Your Place Or Mine Review

Your Place Or Mine
Two decades after having a one-night-stand, Debbie (Reese Witherspoon) and Peter (Ashton Kutcher) are now platonic friends living in Los Angeles and New York, respectively. When a babysitter lets Debbie down, the pair agree to home swap for a week. Could the experience unlock long-held romantic feelings? (Hint: yes.)

by John Nugent |
Published on
Release Date:

10 Feb 2023

Original Title:

Your Place Or Mine

Just in time for Valentine’s Day comes this perfectly serviceable but ideas-bereft romcom, which plays like a Tesco Value-When Harry Met Sally crossed with a Middle of Lidl-The Holiday. Perhaps, in the current glut of quick, thoughtless romcoms that the streamers are presently so beholden to, that shouldn’t be a surprise, but Your Place Or Mine never aspires to being more than being just aggressively fine.

The big draw, at least according to the marketing, is to see Reese Witherspoon and Ashton Kutcher — both of whom owe their early careers to romcoms, both of whom have shied away from lead roles in recent years — sharing the screen for the first time. If that is indeed what hooked you in, prepare to be disappointed, as they barely share a frame together for more than ten minutes, most of their interactions taking place in split screen phone conversations. Undeniably, these are actors with folksy charm and A-list looks. They have charisma to spare. But with this kind of material, that only takes you so far down the road.

For the most part, the script by writer-director Aline Brosh McKenna wraps itself in the comfort blanket of the genre tropes. There are troubled kids to win over. There is a final act airport dash. There are kooky best friends who hang on the fringes, their sole purpose to offer wacky one-liners and obvious life lessons. (Tig Notaro’s bone-dry deadpannery is the clear standout of a mixed bag.) The film doesn’t even try to pretend that Debbie and Peter shouldn’t be together — one supporting character directly asks why they’re not in the first five minutes — so the usual contrivances to keep them apart feel even more absurd than they normally would.

Your Place Or Mine is simply and purely fine: merely adequate, to its marrow.

Nothing feels remotely authentic or real; even by American romcom standards, the world these characters inhabit is insanely glossy and excessively aspirational. He lives in a multi-million-dollar Brooklyn apartment with floor-to-ceiling views of the Manhattan Bridge. She lives in a palatial Beverly Hills mansion with a landscaped garden. There is much talk of “remodelling kitchens” and characters being “independently wealthy due to a tech buyout”. Who is doing the accounting on these lifestyles? How can a single mother be living in a hedge fund billionaire’s second home?

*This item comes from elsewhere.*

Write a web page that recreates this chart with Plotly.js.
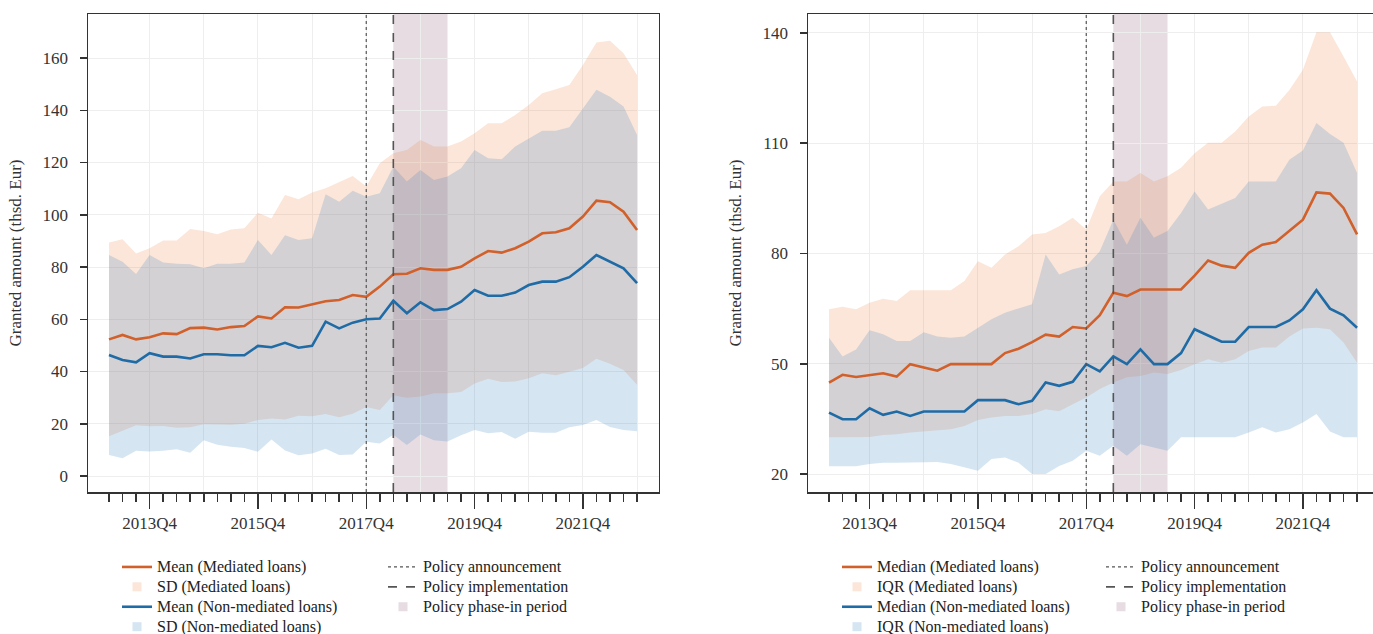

Occasionally we get flashes of a better, more insightful film. It’s mildly refreshing to see a romance between characters in their 40s, people who have lived a life already, people old enough to acknowledge how you’re “dumb when you’re in your 20s” — even if said people are implausibly, impeccably, unrealistically attractive. There are gestures, too, to darker subplots, with Peter revealed to be a recovering alcoholic, though these are avenues only tiptoed towards.

Look, Kutcher and Witherspoon are good company and lovely to look at, and you can’t begrudge them the paycheque. But ultimately, this is a romantic comedy that is neither especially romantic nor sufficiently comedic. Your Place Or Mine is simply and purely fine: merely adequate, to its marrow. It is just worth considering, before adding this to your watchlist, whether we should demand a bit more, even from sofa-based comfort-watches.

An instantly forgettable, paint-by-numbers romcom, despite the obvious charm of Witherspoon and Kutcher — worthy of watching neither at your place nor mine.